The result is a double hit: a bigger-than-expected tax bill and higher interest costs right when you can least afford it. The worst part? You often blame “seasonality” or “flower prices,” when the real issue is that your financial setup never caught up to the size of your business.

📊 The Core KPI

Planned Tax Set-Aside Rate: For each month, calculate: (Actual taxes paid for the month) ÷ (Planned monthly tax set-aside you made at the start of the month). Your target is within 90% to 110%. If you’re below 90%, you likely under-set aside. If you’re above 110%, you likely over-set aside or your estimates were off. Start with a 3-month goal and aim to stay in range for 3 straight months.

🛑 The Bottleneck

Most florist owners don’t fail at tax planning—they fail at getting the right information early enough.

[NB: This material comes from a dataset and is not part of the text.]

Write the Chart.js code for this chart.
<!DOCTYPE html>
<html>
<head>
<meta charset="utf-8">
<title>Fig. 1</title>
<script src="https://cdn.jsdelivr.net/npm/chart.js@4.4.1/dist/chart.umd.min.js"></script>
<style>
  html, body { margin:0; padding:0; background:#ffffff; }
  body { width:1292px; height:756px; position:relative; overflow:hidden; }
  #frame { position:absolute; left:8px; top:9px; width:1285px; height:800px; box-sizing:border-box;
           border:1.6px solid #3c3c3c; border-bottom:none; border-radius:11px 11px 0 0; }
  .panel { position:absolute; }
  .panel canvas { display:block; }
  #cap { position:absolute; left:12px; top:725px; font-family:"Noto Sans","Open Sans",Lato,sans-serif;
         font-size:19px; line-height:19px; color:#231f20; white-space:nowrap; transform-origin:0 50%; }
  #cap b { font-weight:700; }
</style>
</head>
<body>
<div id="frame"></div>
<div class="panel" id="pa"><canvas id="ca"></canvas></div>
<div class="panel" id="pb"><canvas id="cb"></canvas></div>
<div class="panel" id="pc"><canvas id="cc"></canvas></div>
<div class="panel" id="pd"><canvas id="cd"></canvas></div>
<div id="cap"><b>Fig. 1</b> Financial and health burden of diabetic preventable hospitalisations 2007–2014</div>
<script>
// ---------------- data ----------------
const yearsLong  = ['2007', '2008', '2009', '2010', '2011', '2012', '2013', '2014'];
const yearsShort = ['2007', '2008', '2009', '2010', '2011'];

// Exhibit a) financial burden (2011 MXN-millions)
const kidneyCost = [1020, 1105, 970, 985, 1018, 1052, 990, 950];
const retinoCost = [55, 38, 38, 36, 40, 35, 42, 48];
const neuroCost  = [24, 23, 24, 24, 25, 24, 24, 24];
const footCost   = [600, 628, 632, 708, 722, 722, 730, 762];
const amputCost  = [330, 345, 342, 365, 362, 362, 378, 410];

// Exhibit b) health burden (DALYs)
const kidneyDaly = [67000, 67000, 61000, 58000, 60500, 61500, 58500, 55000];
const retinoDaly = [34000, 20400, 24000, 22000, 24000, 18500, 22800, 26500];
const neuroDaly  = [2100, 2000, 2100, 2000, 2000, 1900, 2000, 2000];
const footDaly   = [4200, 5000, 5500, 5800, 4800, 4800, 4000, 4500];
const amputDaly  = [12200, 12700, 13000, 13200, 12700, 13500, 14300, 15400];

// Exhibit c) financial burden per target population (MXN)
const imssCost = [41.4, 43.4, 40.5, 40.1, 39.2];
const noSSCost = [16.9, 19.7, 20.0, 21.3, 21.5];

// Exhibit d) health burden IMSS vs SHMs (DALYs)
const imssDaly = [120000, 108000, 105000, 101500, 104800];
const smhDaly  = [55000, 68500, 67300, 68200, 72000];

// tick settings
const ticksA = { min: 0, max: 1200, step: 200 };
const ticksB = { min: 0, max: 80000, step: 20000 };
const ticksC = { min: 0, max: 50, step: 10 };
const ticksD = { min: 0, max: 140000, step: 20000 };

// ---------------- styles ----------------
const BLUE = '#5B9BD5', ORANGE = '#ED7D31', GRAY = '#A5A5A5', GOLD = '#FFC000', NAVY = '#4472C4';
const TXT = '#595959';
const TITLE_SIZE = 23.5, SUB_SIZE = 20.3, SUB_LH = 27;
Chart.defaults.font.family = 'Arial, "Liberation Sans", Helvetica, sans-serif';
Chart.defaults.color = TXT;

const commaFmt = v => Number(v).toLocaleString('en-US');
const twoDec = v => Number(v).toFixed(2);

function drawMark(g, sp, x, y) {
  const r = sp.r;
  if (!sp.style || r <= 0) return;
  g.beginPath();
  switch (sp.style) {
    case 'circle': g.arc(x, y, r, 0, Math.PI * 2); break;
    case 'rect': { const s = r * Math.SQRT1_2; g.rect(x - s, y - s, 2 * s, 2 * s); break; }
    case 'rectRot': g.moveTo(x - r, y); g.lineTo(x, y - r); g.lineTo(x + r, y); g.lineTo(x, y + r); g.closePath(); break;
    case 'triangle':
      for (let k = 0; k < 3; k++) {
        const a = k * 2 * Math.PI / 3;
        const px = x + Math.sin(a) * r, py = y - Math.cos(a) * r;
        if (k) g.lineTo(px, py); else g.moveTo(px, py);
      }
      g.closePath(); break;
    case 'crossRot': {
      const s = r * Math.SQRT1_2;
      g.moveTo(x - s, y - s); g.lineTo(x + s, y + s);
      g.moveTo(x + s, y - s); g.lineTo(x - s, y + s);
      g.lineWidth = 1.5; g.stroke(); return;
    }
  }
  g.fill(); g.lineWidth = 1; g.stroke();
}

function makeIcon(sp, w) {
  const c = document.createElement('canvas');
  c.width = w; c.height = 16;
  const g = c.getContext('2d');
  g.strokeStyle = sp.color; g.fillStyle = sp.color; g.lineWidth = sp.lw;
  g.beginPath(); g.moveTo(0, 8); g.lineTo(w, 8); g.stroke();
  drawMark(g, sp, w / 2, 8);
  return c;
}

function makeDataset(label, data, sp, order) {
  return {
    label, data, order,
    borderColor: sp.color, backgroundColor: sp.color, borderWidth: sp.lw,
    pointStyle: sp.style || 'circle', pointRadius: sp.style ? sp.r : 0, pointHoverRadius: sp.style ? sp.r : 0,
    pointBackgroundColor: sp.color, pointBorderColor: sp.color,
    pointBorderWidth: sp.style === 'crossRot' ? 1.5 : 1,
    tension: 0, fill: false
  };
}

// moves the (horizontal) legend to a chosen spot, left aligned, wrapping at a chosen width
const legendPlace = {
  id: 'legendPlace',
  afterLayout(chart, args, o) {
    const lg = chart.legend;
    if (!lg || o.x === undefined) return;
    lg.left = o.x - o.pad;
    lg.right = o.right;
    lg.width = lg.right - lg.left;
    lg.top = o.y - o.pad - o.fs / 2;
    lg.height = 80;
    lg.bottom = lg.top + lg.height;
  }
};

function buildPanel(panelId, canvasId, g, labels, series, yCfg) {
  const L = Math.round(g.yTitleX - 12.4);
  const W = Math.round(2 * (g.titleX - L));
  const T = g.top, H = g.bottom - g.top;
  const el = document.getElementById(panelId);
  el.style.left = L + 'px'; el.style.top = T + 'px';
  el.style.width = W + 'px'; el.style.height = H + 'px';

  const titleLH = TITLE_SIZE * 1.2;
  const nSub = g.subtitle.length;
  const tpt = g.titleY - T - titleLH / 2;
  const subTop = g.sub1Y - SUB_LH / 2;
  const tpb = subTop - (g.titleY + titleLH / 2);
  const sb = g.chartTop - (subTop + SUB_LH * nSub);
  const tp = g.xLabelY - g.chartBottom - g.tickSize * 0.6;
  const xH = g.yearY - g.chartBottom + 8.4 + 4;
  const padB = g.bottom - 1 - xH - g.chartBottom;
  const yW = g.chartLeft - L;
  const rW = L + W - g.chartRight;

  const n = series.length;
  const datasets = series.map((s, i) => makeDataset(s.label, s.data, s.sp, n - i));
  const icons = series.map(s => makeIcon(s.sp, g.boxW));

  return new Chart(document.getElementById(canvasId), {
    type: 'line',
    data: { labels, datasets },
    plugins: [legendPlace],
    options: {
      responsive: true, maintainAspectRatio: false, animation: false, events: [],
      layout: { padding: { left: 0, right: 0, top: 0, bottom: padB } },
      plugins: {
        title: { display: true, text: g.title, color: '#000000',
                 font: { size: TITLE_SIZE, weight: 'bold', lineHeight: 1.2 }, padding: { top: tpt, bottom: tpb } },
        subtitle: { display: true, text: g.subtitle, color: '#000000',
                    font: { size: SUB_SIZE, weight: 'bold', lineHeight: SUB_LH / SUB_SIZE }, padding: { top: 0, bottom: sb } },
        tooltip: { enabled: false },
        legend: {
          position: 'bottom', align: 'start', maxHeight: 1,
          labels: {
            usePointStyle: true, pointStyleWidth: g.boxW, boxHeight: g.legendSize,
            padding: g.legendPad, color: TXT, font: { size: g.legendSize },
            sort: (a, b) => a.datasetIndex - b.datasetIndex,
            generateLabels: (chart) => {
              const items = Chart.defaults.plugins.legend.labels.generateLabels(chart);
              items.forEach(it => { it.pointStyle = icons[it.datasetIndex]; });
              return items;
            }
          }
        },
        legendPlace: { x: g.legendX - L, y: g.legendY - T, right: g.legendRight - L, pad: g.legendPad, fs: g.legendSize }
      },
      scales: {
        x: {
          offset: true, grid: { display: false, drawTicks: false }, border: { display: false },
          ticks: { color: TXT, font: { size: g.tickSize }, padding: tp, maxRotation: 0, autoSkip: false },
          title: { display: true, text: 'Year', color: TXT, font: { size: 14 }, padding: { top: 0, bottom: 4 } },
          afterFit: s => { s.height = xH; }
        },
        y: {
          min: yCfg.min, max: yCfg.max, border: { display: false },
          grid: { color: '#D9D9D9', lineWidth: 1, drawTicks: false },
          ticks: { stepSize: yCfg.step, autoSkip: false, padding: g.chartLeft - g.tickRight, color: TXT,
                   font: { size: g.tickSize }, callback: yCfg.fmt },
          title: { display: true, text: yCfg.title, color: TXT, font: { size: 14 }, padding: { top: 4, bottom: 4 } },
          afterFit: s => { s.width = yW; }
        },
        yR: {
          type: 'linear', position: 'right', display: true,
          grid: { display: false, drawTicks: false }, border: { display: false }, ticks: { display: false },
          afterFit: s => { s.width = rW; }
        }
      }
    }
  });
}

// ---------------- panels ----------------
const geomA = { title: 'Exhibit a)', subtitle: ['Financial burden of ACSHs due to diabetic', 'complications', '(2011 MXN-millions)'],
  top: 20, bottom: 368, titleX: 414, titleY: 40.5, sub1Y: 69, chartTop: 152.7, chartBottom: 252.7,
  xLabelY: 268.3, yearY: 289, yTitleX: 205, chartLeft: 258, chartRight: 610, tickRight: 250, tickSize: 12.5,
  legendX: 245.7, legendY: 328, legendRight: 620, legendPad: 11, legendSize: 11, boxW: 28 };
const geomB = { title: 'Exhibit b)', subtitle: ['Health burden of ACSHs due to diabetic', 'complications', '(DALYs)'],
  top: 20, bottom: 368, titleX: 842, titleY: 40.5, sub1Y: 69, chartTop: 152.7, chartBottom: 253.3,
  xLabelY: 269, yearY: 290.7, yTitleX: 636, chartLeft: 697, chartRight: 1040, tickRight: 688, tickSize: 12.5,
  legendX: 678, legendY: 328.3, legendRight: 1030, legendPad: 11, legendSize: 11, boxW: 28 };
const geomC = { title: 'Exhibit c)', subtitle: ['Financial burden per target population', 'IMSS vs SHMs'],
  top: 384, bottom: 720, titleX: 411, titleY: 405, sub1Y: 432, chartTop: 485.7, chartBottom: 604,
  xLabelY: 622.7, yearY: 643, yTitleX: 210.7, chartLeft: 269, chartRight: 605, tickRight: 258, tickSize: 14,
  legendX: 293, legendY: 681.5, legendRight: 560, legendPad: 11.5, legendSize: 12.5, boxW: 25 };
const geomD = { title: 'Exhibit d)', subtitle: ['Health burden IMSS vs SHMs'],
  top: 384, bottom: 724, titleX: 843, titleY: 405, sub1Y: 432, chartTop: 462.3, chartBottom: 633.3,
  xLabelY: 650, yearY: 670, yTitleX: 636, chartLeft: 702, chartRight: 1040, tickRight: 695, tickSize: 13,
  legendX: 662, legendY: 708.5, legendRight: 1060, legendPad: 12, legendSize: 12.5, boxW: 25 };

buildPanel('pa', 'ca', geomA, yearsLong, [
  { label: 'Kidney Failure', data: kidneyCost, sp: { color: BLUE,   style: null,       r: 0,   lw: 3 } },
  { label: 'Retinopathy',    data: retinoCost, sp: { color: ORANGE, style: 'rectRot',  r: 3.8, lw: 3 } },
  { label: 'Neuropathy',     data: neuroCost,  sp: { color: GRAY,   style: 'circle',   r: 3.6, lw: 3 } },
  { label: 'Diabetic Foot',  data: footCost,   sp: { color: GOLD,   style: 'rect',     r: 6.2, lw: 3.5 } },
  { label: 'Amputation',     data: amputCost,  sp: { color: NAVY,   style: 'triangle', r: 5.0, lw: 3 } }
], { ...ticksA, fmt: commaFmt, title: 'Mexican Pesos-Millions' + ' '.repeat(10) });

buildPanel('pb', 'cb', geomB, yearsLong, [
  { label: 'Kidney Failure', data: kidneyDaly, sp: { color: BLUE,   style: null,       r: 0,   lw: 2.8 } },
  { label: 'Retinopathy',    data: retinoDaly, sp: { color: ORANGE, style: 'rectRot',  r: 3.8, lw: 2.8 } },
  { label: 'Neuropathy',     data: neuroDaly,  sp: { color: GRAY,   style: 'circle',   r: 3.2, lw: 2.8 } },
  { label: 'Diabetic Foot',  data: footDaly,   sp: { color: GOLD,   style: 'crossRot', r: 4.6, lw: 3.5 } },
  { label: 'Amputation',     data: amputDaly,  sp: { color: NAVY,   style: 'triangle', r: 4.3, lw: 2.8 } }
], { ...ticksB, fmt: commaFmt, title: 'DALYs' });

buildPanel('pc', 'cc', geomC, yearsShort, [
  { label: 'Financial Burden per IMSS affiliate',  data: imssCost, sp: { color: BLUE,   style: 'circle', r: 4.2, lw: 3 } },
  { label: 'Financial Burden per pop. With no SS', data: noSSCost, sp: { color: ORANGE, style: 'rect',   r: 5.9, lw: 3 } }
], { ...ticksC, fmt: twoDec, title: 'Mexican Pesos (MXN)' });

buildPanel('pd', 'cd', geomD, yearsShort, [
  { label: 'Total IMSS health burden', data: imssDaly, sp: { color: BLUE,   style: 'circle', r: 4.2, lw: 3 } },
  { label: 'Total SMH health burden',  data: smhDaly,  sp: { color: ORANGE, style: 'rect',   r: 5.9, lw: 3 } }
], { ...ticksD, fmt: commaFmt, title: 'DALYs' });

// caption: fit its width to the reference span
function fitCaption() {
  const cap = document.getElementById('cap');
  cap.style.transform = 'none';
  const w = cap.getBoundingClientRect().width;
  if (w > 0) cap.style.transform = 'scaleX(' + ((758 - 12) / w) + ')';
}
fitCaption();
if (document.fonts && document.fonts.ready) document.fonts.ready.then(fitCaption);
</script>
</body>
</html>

A big bottleneck is relying on a generalist CPA or tax preparer who only sees your numbers after the fact. Florists have unique cash timing (upfront flower and supply spending), unique expenses (waste, perishables, refrigeration, delivery supplies), and sometimes unique income streams (weddings, subscriptions, corporate accounts).

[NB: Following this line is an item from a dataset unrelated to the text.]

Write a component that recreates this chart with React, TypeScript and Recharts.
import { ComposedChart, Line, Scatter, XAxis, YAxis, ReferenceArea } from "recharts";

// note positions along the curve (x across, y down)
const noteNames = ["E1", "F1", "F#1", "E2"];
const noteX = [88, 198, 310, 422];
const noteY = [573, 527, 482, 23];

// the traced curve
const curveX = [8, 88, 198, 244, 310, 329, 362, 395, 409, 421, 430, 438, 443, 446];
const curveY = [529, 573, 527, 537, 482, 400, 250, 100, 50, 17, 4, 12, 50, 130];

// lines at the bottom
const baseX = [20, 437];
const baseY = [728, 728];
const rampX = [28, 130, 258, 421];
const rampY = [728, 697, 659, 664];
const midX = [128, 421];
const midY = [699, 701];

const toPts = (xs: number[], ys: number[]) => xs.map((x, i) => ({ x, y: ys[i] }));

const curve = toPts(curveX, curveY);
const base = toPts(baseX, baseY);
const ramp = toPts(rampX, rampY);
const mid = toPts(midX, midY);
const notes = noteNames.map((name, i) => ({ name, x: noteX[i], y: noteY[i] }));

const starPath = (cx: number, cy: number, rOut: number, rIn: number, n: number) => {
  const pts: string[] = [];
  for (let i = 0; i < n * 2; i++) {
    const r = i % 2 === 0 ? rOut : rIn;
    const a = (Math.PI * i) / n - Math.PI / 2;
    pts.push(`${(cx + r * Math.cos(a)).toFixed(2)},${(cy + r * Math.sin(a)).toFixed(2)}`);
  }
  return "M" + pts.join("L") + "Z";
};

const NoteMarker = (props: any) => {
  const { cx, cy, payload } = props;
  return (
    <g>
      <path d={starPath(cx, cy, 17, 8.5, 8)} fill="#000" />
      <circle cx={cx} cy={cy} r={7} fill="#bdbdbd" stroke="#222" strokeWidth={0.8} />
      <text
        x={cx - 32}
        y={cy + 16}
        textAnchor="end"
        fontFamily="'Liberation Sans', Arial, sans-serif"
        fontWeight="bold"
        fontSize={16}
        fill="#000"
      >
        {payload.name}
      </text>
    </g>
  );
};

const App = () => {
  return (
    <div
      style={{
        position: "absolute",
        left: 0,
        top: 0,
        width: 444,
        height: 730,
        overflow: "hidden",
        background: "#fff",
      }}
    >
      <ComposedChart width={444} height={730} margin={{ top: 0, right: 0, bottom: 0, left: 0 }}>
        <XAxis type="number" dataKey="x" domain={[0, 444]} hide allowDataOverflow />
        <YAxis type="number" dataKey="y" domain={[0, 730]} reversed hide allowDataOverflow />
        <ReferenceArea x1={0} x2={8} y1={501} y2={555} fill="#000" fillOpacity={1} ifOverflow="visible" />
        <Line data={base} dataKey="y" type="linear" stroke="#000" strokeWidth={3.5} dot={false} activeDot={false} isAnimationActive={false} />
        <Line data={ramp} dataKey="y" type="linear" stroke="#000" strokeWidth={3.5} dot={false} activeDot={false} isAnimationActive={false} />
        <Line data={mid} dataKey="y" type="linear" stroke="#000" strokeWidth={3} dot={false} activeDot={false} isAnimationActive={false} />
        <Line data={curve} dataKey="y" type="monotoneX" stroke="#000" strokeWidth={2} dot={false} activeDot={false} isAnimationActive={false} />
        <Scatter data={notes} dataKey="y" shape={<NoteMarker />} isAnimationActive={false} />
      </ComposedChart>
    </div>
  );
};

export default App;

When your accountant doesn’t understand how florists operate day-to-day, you may miss deductions that are real, or your estimates may be poorly timed for your peak months. The “cost” shows up as frantic borrowing, late vendor payments, and that sinking feeling when the tax bill hits while you’re already in full wedding season.

✅ Action Items

1. **Run a “Florist Tax Reality Check” this week:** Pull your last 12 months of expenses and tag them into 6 buckets: blooms/supplies, packaging & presentation, delivery & vehicle costs, equipment/coolers/tools, vendor/deposit costs, and shop overhead. Anything that’s missing or mixed needs clearer tracking before next peak.
2. **Build a monthly tax set-aside plan you can follow:** Use last year’s total taxes as a baseline, then adjust for your current profit trend. Decide a weekly set-aside amount (based on your shop’s normal revenue weeks) so you don’t wait until month-end.
3. **Review structure and compensation with a tax pro (not a guess):** Schedule a consultation specifically asking whether your current setup is still the best fit for your current profit level and how you pay yourself.
4. **Audit debt terms for peak-season pain:** List every loan/credit line used for inventory and events. For each one, note interest rate, payment date, and how it affects cash during wedding months. If any are high-interest or reset too often, ask about refinancing or consolidation options.